The city has been logging calls to the hotline via their online data clearinghouse at data.cityofboston.gov
since July 1, 2011, resulting in a data set of over half a million calls. This analysis uses a full 12-months
of data: all calls between December 1, 2013 and November 30, 2014, producing a data set of 140,771 total calls across all issues. These calls were narrowed down to three specific issues: problems with garbage/recycling/yard waste pick up, reports about rodent activity, and requests for pothole fixes.

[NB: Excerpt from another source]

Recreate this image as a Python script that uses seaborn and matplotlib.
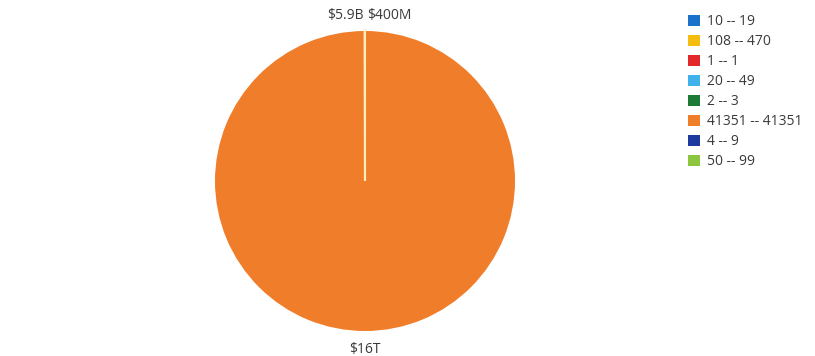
import matplotlib
matplotlib.use("Agg")
import matplotlib.pyplot as plt
from matplotlib.patches import Patch
import numpy as np
import seaborn as sns

# Revenue by size bucket
categories = ["10 -- 19", "108 -- 470", "1 -- 1", "20 -- 49", "2 -- 3",
              "41351 -- 41351", "4 -- 9", "50 -- 99"]
values = [6.0e7, 5.9e9, 2.0e6, 9.0e7, 8.0e6, 1.6e13, 2.5e7, 4.0e8]
colors = ["#1a73c9", "#f5bd0f", "#e3282a", "#3fb2ec", "#1d7a35",
          "#f07d2a", "#1f3a9e", "#8cc63f"]

# clockwise slice order starting at 12 o'clock
slice_order = ["50 -- 99", "20 -- 49", "10 -- 19", "4 -- 9", "2 -- 3", "1 -- 1",
               "41351 -- 41351", "108 -- 470"]
label_threshold = 1.0e8


def fmt_money(v):
    for div, suf in ((1e12, "T"), (1e9, "B"), (1e6, "M"), (1e3, "K")):
        if v >= div:
            q = v / div
            s = f"{q:.0f}" if q >= 10 else f"{q:.2g}"
            return f"${s}{suf}"
    return f"${v:.0f}"


sns.set_theme(style="white")
plt.rcParams["font.family"] = ["Open Sans", "DejaVu Sans"]

fig = plt.figure(figsize=(8.15, 3.56), dpi=100)
ax = fig.add_axes([215 / 815, 25 / 356, 300 / 815, 300 / 356])

idx = [categories.index(c) for c in slice_order]
pie_vals = [values[i] for i in idx]
pie_cols = [colors[i] for i in idx]

wedges, _ = ax.pie(pie_vals, colors=pie_cols, startangle=90, counterclock=False)
total = sum(pie_vals)
for w, v in zip(wedges, pie_vals):
    # thin slices get a pale outline so they stay visible as a sliver
    if v / total < 0.01:
        w.set_edgecolor("#fbeeb8")
        w.set_linewidth(1.5)
    else:
        w.set_linewidth(0)
ax.set_xlim(-1, 1)
ax.set_ylim(-1, 1)
ax.set_aspect("equal")
ax.axis("off")

label_color = "#3a3a3a"
for w, v in zip(wedges, pie_vals):
    if v < label_threshold:
        continue
    mid = np.deg2rad((w.theta1 + w.theta2) / 2)
    x, y = np.cos(mid), np.sin(mid)
    if abs(x) < 0.05 and y > 0:
        # the two slivers at the top share one line
        ha = "left" if x > 0 else "right"
        ax.text(0.012 if x > 0 else -0.012, 1.08, fmt_money(v), ha=ha, va="baseline",
                fontsize=10, color=label_color)
    else:
        ax.text(x * 1.145, y * 1.145, fmt_money(v), ha="center",
                va="baseline" if y < 0 else "bottom", fontsize=10, color=label_color)

handles = [Patch(facecolor=c, edgecolor="none") for c in colors]
fig.legend(handles, categories, loc="upper left", bbox_to_anchor=(688 / 815, 1 - 14 / 356),
           frameon=False, fontsize=10, handlelength=0.85, handleheight=0.85,
           handletextpad=0.55, labelspacing=0.36, borderaxespad=0, borderpad=0,
           labelcolor=label_color)

fig.savefig("out.png", dpi=100)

Each call has an associated address, as well as latitude and longitude coordinates, enabling analysts to
map call distribution. Call points can be joined to any number of polygon shape files, including blocks,
block groups, tracts and neighborhoods. From these joins, new shape files are created in which each polygon contains data for all calls that took place inside the given polygon.
Methodology & Limitations
For each of the three issues, U.S. Census block groups are used to show differentiation across the city
in terms of issue location. The City of Boston’s hotline database still needs improvement to increase
accuracy, as some calls are given latitude and longitude coordinates corresponding to Boston City
Hall. In certain instances, calls were made about a problem somewhere else in the city, such as in the
case of someone from Mission Hill complaining about a pothole in Back Bay. The lag/long coordinates in these instances are typically classified appropriately to the location of the issue itself, but are
occasionally misclassified to the address of the caller.
The first map for each issue below shows the relative number of calls among block groups, normalized by population (calls per 1,000 people) or geographic size (calls per acre), depending on the
strengths and weaknesses of each issue’s data set. The second map shows hot and cold spots, with H
standing for a high relative number of calls and L standing for a low relative number of calls. The first
letter is representative of the block group itself, while the second letter is representative of nearby
block groups. “HH” for example means that a block group has a high relative number of calls, and is
also near block groups that also have a high number of calls. “LH” is a block group with a low number of calls situated near block groups with a high number of calls.
Each issue shows clear variation among block
groups in regard to where calls are most prevalent,
and where corresponding hot and cold spots have
manifested. These results tell city officials where efforts to improve services might be best directed. An
additional line of analysis I conducted was to investigate divergence for each issue between environmental justice (EJ) block groups and non-environmental
justice (non-EJ) block groups. While there is not
room on this poster to display those results, the table
at left shows the results. Both sets of block groups
had the exact same number of calls per 1,000 residents regarding rodents, while non-EJ block groups
had significantly more calls per 1,000 residents regarding garbage and potholes. For all three issues, EJ
block groups had more calls per acre.
The biggest issue that remains for the city is to determine the extent to which calls are a representative sample of actual problems. Are people in certain neighborhoods more inclined to call the
city when their garbage is not picked up by the hauler? To what extent is knowledge of the hotline distributed across different block groups? While these maps and their associated data may
provide insights for municipal employees as to where services should be targeted, there needs to be some degree of confidence that calls coming in to the hotline are leading to services being directed in an equitable fashion. As the saying goes, the squeaky wheel gets the grease, but are the squeaky wheels in these cases truly experiencing the most trouble?